Well I'm really looking for _specific_ topic ideas. And once again it doesn't have to be on darts, might be interesting to look at epiphytes as well. Some things I'm keeping in mind, which will probably make it easier for me, is a topic that concerns something I can either measure or record.

(examples)
Human interaction correlating with a decline in amphibians,
humidity and environment fluctuations affecting epiphyte density,
symbiotic relationship of mycorrhizae fungus and plant roots increasing cell division,
role of bromeliads in pumilio breeding habits,
etc...

all some things I'm thinking I could write about. I know I'll have a microscope among other lab tools available to me but I will not have internet access so I won't be able to use outside information.. just whatever I can find and document on-site.

Once again thanks for the help


----------



## kyle1745 (Feb 15, 2004)

Just a shot in the dark...

How about humidity temperature fluctuations between deforested areas and none deforested areas. 
To potentially show the impact the deforested areas could have on the remaining areas. Could deforestation be the rise in temperature seen in these areas?

Just some thoughts.


----------



## Corpus Callosum (Apr 7, 2007)

thats a pretty good topic im going to ask my professor how far we are from the deforested areas and if I'll be allowed to compare the two locations.

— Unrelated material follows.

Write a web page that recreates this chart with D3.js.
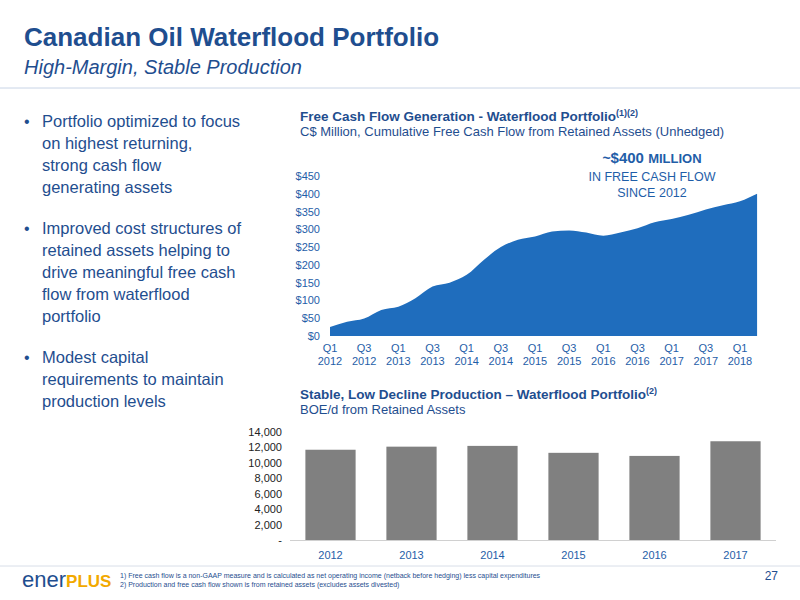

He previously told me depending on my topic he would take my to different areas of the rainforest so just to let him know as I'm deciding.


----------



## zBrinks (Jul 16, 2006)

What I would love to see/do would be to find water sources where tads are being raised, and plot data on water temp/quality, etc, over the time you are there. Also, average rainfall/rate of evaporation/replacement of water in said water sources. Be an awesome research topic, as well as valuble for improving tad rearing in the hobby!


----------



## *GREASER* (Apr 11, 2004)

Hey man you could do somehting with how well pumilio are adpating to disturbed areas. I have been told many times that they are doing well with adapting to these areas but mabey you could go a little more indepth about it. And pumilio seem to be a bold and easy to find frog so they should make for easy subjects.


----------



## bbrock (May 20, 2004)

I believe La Suerta sports Phyllobates lugubris as well as auratus and pumilio. I think this is the same area that another student did a nifty little project on the axil size preferences of pumilio. I would like to see that project taken further by looking more closely at the evolutionary cost-benefit of axil size selection. Large axils support more predators and competitors and small axils contain less food. It seems fairly clear that pumilio have developed egg feeding as a way to successfully rear tads in a way that avoids predators and competition.

Good luck with your project!


----------



## Corpus Callosum (Apr 7, 2007)

Thanks everyone for the ideas, my teacher loved a lot of them, but I still need to think a bit what I'm going to do. My flight leaves tomorrow night and I just got a new camera so hopefully I can take some nice shots. I'll post back later on with what I ended up researching, thanks again.


----------